TO DO =>
Quote the whole listing exactly. Leave the pictures out of your copy.
--- start of COLLECTED MATERIAL ---
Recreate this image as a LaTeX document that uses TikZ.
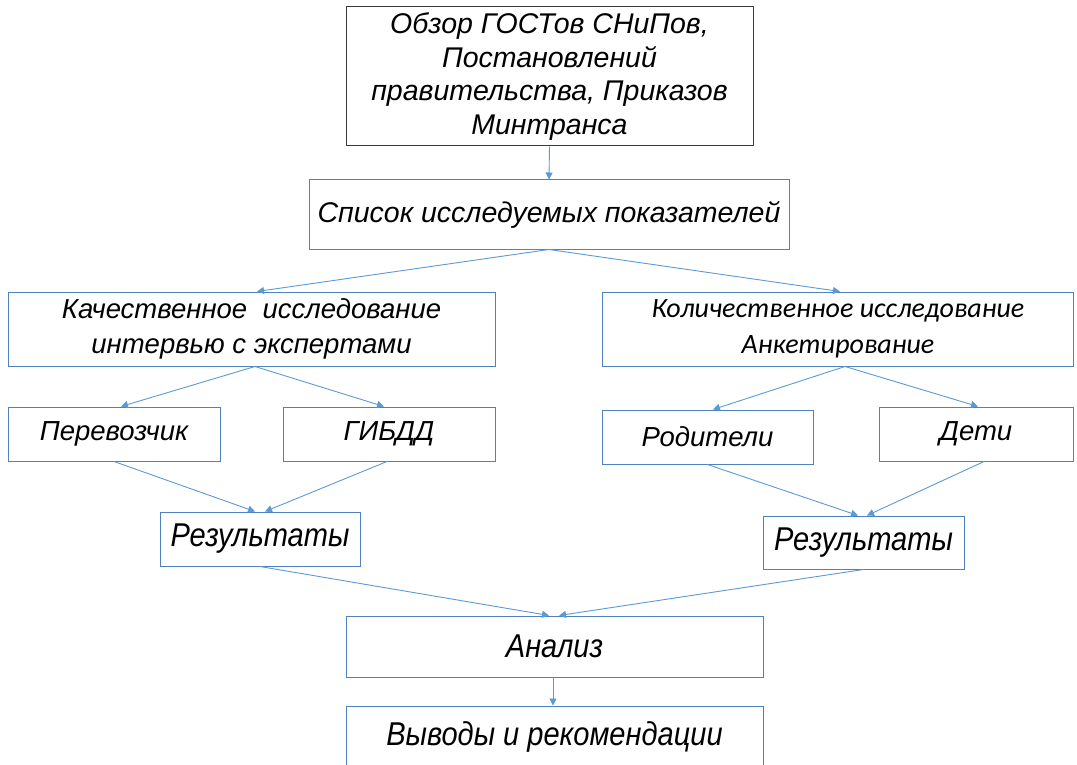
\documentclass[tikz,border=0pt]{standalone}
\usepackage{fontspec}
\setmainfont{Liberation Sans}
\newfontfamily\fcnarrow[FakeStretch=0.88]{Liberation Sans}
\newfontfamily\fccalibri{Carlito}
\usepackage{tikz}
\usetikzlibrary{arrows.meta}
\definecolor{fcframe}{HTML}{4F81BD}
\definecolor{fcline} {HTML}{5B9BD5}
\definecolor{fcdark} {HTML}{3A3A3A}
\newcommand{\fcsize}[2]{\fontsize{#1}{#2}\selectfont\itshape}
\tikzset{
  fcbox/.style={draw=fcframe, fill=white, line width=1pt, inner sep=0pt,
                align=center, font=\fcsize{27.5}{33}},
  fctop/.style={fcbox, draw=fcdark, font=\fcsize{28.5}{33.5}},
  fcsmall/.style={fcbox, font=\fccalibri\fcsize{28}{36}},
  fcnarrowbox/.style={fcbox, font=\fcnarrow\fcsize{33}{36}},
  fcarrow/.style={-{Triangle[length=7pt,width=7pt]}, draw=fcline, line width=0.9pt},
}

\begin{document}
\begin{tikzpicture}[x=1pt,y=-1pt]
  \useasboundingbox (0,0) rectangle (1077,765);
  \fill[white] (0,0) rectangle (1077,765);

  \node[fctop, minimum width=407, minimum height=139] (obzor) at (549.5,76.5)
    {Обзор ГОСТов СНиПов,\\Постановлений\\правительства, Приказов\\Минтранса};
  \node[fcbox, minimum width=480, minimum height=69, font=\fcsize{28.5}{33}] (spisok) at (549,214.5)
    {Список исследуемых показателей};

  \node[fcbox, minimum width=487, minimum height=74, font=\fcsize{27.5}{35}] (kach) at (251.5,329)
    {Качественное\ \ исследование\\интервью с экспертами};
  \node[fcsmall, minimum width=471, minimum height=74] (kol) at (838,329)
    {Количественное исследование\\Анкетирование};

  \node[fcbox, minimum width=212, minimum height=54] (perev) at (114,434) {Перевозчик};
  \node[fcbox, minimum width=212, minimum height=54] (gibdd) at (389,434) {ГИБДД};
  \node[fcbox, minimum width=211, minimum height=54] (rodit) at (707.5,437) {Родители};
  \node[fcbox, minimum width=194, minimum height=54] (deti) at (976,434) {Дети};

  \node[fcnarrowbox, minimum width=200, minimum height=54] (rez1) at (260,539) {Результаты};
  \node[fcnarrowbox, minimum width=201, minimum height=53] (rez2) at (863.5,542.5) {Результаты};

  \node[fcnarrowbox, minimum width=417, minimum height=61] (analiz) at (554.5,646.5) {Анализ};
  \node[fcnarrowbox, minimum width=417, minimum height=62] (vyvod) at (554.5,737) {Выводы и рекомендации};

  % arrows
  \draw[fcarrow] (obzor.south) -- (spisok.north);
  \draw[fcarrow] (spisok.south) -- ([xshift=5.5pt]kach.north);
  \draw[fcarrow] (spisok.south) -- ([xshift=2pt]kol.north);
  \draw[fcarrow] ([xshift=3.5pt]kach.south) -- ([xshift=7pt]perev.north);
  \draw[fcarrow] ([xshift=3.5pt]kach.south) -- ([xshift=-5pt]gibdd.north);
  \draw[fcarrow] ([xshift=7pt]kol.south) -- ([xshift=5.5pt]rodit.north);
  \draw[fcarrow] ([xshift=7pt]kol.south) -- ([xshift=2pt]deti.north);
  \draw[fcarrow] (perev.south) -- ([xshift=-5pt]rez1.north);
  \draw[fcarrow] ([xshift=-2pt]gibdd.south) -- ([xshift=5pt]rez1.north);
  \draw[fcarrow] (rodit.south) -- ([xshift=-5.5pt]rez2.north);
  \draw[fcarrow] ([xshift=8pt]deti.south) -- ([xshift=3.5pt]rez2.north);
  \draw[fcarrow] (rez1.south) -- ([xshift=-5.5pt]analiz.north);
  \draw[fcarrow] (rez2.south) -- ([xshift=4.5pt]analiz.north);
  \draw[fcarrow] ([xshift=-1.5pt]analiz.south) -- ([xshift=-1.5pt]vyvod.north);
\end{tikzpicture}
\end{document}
--- end of COLLECTED MATERIAL ---
EXERCISE SOLUTION =>
Recreate this image as a LaTeX document that uses TikZ.
\documentclass[tikz,border=0pt]{standalone}
\usepackage{fontspec}
\setmainfont{Liberation Sans}
\newfontfamily\fcnarrow[FakeStretch=0.88]{Liberation Sans}
\newfontfamily\fccalibri{Carlito}
\usepackage{tikz}
\usetikzlibrary{arrows.meta}
\definecolor{fcframe}{HTML}{4F81BD}
\definecolor{fcline} {HTML}{5B9BD5}
\definecolor{fcdark} {HTML}{3A3A3A}
\newcommand{\fcsize}[2]{\fontsize{#1}{#2}\selectfont\itshape}
\tikzset{
  fcbox/.style={draw=fcframe, fill=white, line width=1pt, inner sep=0pt,
                align=center, font=\fcsize{27.5}{33}},
  fctop/.style={fcbox, draw=fcdark, font=\fcsize{28.5}{33.5}},
  fcsmall/.style={fcbox, font=\fccalibri\fcsize{28}{36}},
  fcnarrowbox/.style={fcbox, font=\fcnarrow\fcsize{33}{36}},
  fcarrow/.style={-{Triangle[length=7pt,width=7pt]}, draw=fcline, line width=0.9pt},
}

\begin{document}
\begin{tikzpicture}[x=1pt,y=-1pt]
  \useasboundingbox (0,0) rectangle (1077,765);
  \fill[white] (0,0) rectangle (1077,765);

  \node[fctop, minimum width=407, minimum height=139] (obzor) at (549.5,76.5)
    {Обзор ГОСТов СНиПов,\\Постановлений\\правительства, Приказов\\Минтранса};
  \node[fcbox, minimum width=480, minimum height=69, font=\fcsize{28.5}{33}] (spisok) at (549,214.5)
    {Список исследуемых показателей};

  \node[fcbox, minimum width=487, minimum height=74, font=\fcsize{27.5}{35}] (kach) at (251.5,329)
    {Качественное\ \ исследование\\интервью с экспертами};
  \node[fcsmall, minimum width=471, minimum height=74] (kol) at (838,329)
    {Количественное исследование\\Анкетирование};

  \node[fcbox, minimum width=212, minimum height=54] (perev) at (114,434) {Перевозчик};
  \node[fcbox, minimum width=212, minimum height=54] (gibdd) at (389,434) {ГИБДД};
  \node[fcbox, minimum width=211, minimum height=54] (rodit) at (707.5,437) {Родители};
  \node[fcbox, minimum width=194, minimum height=54] (deti) at (976,434) {Дети};

  \node[fcnarrowbox, minimum width=200, minimum height=54] (rez1) at (260,539) {Результаты};
  \node[fcnarrowbox, minimum width=201, minimum height=53] (rez2) at (863.5,542.5) {Результаты};

  \node[fcnarrowbox, minimum width=417, minimum height=61] (analiz) at (554.5,646.5) {Анализ};
  \node[fcnarrowbox, minimum width=417, minimum height=62] (vyvod) at (554.5,737) {Выводы и рекомендации};

  % arrows
  \draw[fcarrow] (obzor.south) -- (spisok.north);
  \draw[fcarrow] (spisok.south) -- ([xshift=5.5pt]kach.north);
  \draw[fcarrow] (spisok.south) -- ([xshift=2pt]kol.north);
  \draw[fcarrow] ([xshift=3.5pt]kach.south) -- ([xshift=7pt]perev.north);
  \draw[fcarrow] ([xshift=3.5pt]kach.south) -- ([xshift=-5pt]gibdd.north);
  \draw[fcarrow] ([xshift=7pt]kol.south) -- ([xshift=5.5pt]rodit.north);
  \draw[fcarrow] ([xshift=7pt]kol.south) -- ([xshift=2pt]deti.north);
  \draw[fcarrow] (perev.south) -- ([xshift=-5pt]rez1.north);
  \draw[fcarrow] ([xshift=-2pt]gibdd.south) -- ([xshift=5pt]rez1.north);
  \draw[fcarrow] (rodit.south) -- ([xshift=-5.5pt]rez2.north);
  \draw[fcarrow] ([xshift=8pt]deti.south) -- ([xshift=3.5pt]rez2.north);
  \draw[fcarrow] (rez1.south) -- ([xshift=-5.5pt]analiz.north);
  \draw[fcarrow] (rez2.south) -- ([xshift=4.5pt]analiz.north);
  \draw[fcarrow] ([xshift=-1.5pt]analiz.south) -- ([xshift=-1.5pt]vyvod.north);
\end{tikzpicture}
\end{document}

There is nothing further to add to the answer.